_Collected data_

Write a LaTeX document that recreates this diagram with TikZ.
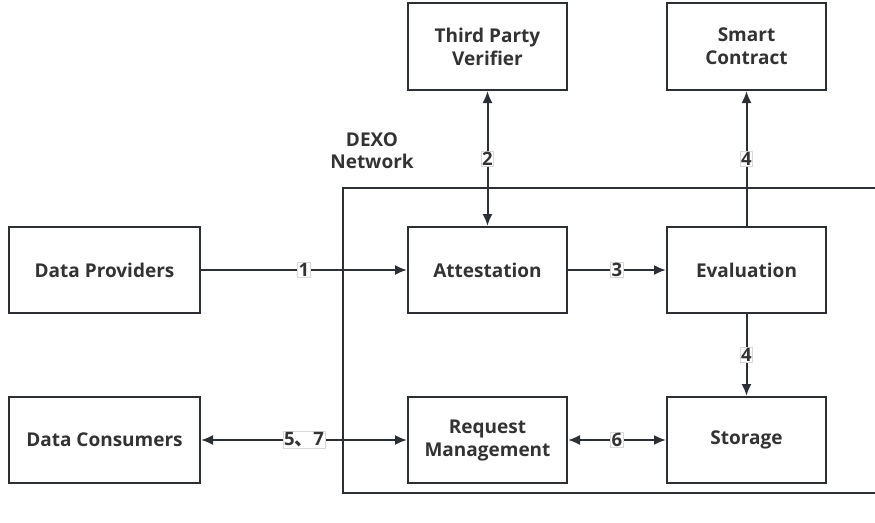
\documentclass[tikz,border=0pt]{standalone}
\usepackage{fontspec}
\setmainfont{Open Sans}
\newfontfamily\cjk{Noto Sans CJK SC}
\usetikzlibrary{arrows.meta}
\definecolor{inkline}{HTML}{2B2F36}
\definecolor{inktext}{HTML}{333333}
\tikzset{
  blockbox/.style={draw=inkline, line width=2pt, fill=white, align=center,
    text=inktext, font=\fontsize{19}{23}\selectfont\bfseries, inner sep=2pt},
  tipshape/.style={Latex[length=12pt,width=10pt]},
  flow/.style={draw=inkline, line width=2pt, -{Latex[length=12pt,width=10pt]}},
  bothflow/.style={draw=inkline, line width=2pt, {Latex[length=12pt,width=10pt]}-{Latex[length=12pt,width=10pt]}},
  steplabel/.style={fill=white, draw=black!15, line width=0.6pt, inner sep=1pt,
    text=inktext, font=\fontsize{18.5}{20}\selectfont\bfseries},
}
\begin{document}
\begin{tikzpicture}[x=1pt, y=-1pt]
  \useasboundingbox (0,0) rectangle (875,522);

  % network frame, open to the right
  \draw[inkline, line width=2pt] (876,188) -- (343,188) -- (343,493) -- (876,493);
  \node[text=inktext, font=\fontsize{19}{22}\selectfont\bfseries, align=center]
    (net) at (372,151) {DEXO\\Network};

  % outside parties
  \node[blockbox, minimum width=159pt, minimum height=87pt] (tpv) at (487.5,46.5) {Third Party\\Verifier};
  \node[blockbox, minimum width=159pt, minimum height=87pt] (sc)  at (746.5,46.5) {Smart\\Contract};
  \node[blockbox, minimum width=191pt, minimum height=86pt] (dp)  at (104.5,270) {Data Providers};
  \node[blockbox, minimum width=191pt, minimum height=86pt] (dc)  at (104.5,440) {Data Consumers};

  % network components
  \node[blockbox, minimum width=159pt, minimum height=86pt] (att) at (487.5,270) {Attestation};
  \node[blockbox, minimum width=159pt, minimum height=86pt] (eva) at (746.5,270) {Evaluation};
  \node[blockbox, minimum width=159pt, minimum height=86pt] (req) at (487.5,440) {Request\\Management};
  \node[blockbox, minimum width=159pt, minimum height=86pt] (sto) at (746.5,440) {Storage};

  % connectors
  \draw[flow] (dp) -- node[steplabel] {1} (att);
  \draw[bothflow] (tpv) -- node[steplabel] {2} (att);
  \draw[flow] (att) -- node[steplabel] {3} (eva);
  \draw[flow] (eva) -- node[steplabel] {4} (sc);
  \draw[flow] (eva) -- node[steplabel] {4} (sto);
  \draw[bothflow] (dc) -- node[steplabel] {5{\cjk\bfseries 、}7} (req);
  \draw[bothflow] (req) -- node[steplabel] {6} (sto);
\end{tikzpicture}
\end{document}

_Exercise instructions_
Omit every picture while copying the listing above exactly.

_The result_
Write a LaTeX document that recreates this diagram with TikZ.
\documentclass[tikz,border=0pt]{standalone}
\usepackage{fontspec}
\setmainfont{Open Sans}
\newfontfamily\cjk{Noto Sans CJK SC}
\usetikzlibrary{arrows.meta}
\definecolor{inkline}{HTML}{2B2F36}
\definecolor{inktext}{HTML}{333333}
\tikzset{
  blockbox/.style={draw=inkline, line width=2pt, fill=white, align=center,
    text=inktext, font=\fontsize{19}{23}\selectfont\bfseries, inner sep=2pt},
  tipshape/.style={Latex[length=12pt,width=10pt]},
  flow/.style={draw=inkline, line width=2pt, -{Latex[length=12pt,width=10pt]}},
  bothflow/.style={draw=inkline, line width=2pt, {Latex[length=12pt,width=10pt]}-{Latex[length=12pt,width=10pt]}},
  steplabel/.style={fill=white, draw=black!15, line width=0.6pt, inner sep=1pt,
    text=inktext, font=\fontsize{18.5}{20}\selectfont\bfseries},
}
\begin{document}
\begin{tikzpicture}[x=1pt, y=-1pt]
  \useasboundingbox (0,0) rectangle (875,522);

  % network frame, open to the right
  \draw[inkline, line width=2pt] (876,188) -- (343,188) -- (343,493) -- (876,493);
  \node[text=inktext, font=\fontsize{19}{22}\selectfont\bfseries, align=center]
    (net) at (372,151) {DEXO\\Network};

  % outside parties
  \node[blockbox, minimum width=159pt, minimum height=87pt] (tpv) at (487.5,46.5) {Third Party\\Verifier};
  \node[blockbox, minimum width=159pt, minimum height=87pt] (sc)  at (746.5,46.5) {Smart\\Contract};
  \node[blockbox, minimum width=191pt, minimum height=86pt] (dp)  at (104.5,270) {Data Providers};
  \node[blockbox, minimum width=191pt, minimum height=86pt] (dc)  at (104.5,440) {Data Consumers};

  % network components
  \node[blockbox, minimum width=159pt, minimum height=86pt] (att) at (487.5,270) {Attestation};
  \node[blockbox, minimum width=159pt, minimum height=86pt] (eva) at (746.5,270) {Evaluation};
  \node[blockbox, minimum width=159pt, minimum height=86pt] (req) at (487.5,440) {Request\\Management};
  \node[blockbox, minimum width=159pt, minimum height=86pt] (sto) at (746.5,440) {Storage};

  % connectors
  \draw[flow] (dp) -- node[steplabel] {1} (att);
  \draw[bothflow] (tpv) -- node[steplabel] {2} (att);
  \draw[flow] (att) -- node[steplabel] {3} (eva);
  \draw[flow] (eva) -- node[steplabel] {4} (sc);
  \draw[flow] (eva) -- node[steplabel] {4} (sto);
  \draw[bothflow] (dc) -- node[steplabel] {5{\cjk\bfseries 、}7} (req);
  \draw[bothflow] (req) -- node[steplabel] {6} (sto);
\end{tikzpicture}
\end{document}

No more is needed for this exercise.